(Supplied data)
···

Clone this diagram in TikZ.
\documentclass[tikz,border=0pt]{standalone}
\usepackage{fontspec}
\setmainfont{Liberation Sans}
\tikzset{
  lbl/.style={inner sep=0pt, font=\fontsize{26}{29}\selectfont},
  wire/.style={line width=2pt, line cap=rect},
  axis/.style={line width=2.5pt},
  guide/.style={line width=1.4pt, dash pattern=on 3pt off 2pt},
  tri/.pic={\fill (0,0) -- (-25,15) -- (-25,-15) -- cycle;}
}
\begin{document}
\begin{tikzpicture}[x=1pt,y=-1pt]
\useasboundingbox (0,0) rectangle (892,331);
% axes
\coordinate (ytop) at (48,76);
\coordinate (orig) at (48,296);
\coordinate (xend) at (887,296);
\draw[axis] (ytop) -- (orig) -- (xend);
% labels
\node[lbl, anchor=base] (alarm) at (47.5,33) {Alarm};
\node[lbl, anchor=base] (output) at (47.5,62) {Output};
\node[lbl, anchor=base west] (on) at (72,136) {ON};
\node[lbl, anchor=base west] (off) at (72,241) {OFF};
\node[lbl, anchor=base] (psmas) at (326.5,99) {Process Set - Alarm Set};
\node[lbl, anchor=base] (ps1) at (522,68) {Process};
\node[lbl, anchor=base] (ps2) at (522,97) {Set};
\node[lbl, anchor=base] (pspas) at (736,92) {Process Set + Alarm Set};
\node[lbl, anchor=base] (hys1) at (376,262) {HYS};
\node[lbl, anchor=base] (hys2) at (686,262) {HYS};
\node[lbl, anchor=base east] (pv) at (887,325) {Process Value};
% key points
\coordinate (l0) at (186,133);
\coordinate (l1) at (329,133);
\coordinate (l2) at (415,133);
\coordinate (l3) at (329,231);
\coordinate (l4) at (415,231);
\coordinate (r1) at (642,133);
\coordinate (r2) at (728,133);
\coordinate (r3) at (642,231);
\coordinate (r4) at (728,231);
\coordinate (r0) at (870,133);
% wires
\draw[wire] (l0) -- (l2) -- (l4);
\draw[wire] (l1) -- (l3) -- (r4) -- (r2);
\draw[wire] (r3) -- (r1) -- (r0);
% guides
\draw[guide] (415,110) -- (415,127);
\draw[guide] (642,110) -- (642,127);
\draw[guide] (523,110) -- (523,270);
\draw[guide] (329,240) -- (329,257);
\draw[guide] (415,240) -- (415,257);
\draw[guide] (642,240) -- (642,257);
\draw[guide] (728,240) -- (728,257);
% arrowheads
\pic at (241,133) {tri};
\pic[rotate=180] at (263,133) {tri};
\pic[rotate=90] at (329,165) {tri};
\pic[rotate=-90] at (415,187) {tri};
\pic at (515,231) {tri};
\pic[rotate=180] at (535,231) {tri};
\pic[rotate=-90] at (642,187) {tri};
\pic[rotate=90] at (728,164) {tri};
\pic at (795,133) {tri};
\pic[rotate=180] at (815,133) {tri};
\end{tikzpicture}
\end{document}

···

Write out the whole listing again, exactly as it stands.

(Answer in full)
Clone this diagram in TikZ.
\documentclass[tikz,border=0pt]{standalone}
\usepackage{fontspec}
\setmainfont{Liberation Sans}
\tikzset{
  lbl/.style={inner sep=0pt, font=\fontsize{26}{29}\selectfont},
  wire/.style={line width=2pt, line cap=rect},
  axis/.style={line width=2.5pt},
  guide/.style={line width=1.4pt, dash pattern=on 3pt off 2pt},
  tri/.pic={\fill (0,0) -- (-25,15) -- (-25,-15) -- cycle;}
}
\begin{document}
\begin{tikzpicture}[x=1pt,y=-1pt]
\useasboundingbox (0,0) rectangle (892,331);
% axes
\coordinate (ytop) at (48,76);
\coordinate (orig) at (48,296);
\coordinate (xend) at (887,296);
\draw[axis] (ytop) -- (orig) -- (xend);
% labels
\node[lbl, anchor=base] (alarm) at (47.5,33) {Alarm};
\node[lbl, anchor=base] (output) at (47.5,62) {Output};
\node[lbl, anchor=base west] (on) at (72,136) {ON};
\node[lbl, anchor=base west] (off) at (72,241) {OFF};
\node[lbl, anchor=base] (psmas) at (326.5,99) {Process Set - Alarm Set};
\node[lbl, anchor=base] (ps1) at (522,68) {Process};
\node[lbl, anchor=base] (ps2) at (522,97) {Set};
\node[lbl, anchor=base] (pspas) at (736,92) {Process Set + Alarm Set};
\node[lbl, anchor=base] (hys1) at (376,262) {HYS};
\node[lbl, anchor=base] (hys2) at (686,262) {HYS};
\node[lbl, anchor=base east] (pv) at (887,325) {Process Value};
% key points
\coordinate (l0) at (186,133);
\coordinate (l1) at (329,133);
\coordinate (l2) at (415,133);
\coordinate (l3) at (329,231);
\coordinate (l4) at (415,231);
\coordinate (r1) at (642,133);
\coordinate (r2) at (728,133);
\coordinate (r3) at (642,231);
\coordinate (r4) at (728,231);
\coordinate (r0) at (870,133);
% wires
\draw[wire] (l0) -- (l2) -- (l4);
\draw[wire] (l1) -- (l3) -- (r4) -- (r2);
\draw[wire] (r3) -- (r1) -- (r0);
% guides
\draw[guide] (415,110) -- (415,127);
\draw[guide] (642,110) -- (642,127);
\draw[guide] (523,110) -- (523,270);
\draw[guide] (329,240) -- (329,257);
\draw[guide] (415,240) -- (415,257);
\draw[guide] (642,240) -- (642,257);
\draw[guide] (728,240) -- (728,257);
% arrowheads
\pic at (241,133) {tri};
\pic[rotate=180] at (263,133) {tri};
\pic[rotate=90] at (329,165) {tri};
\pic[rotate=-90] at (415,187) {tri};
\pic at (515,231) {tri};
\pic[rotate=180] at (535,231) {tri};
\pic[rotate=-90] at (642,187) {tri};
\pic[rotate=90] at (728,164) {tri};
\pic at (795,133) {tri};
\pic[rotate=180] at (815,133) {tri};
\end{tikzpicture}
\end{document}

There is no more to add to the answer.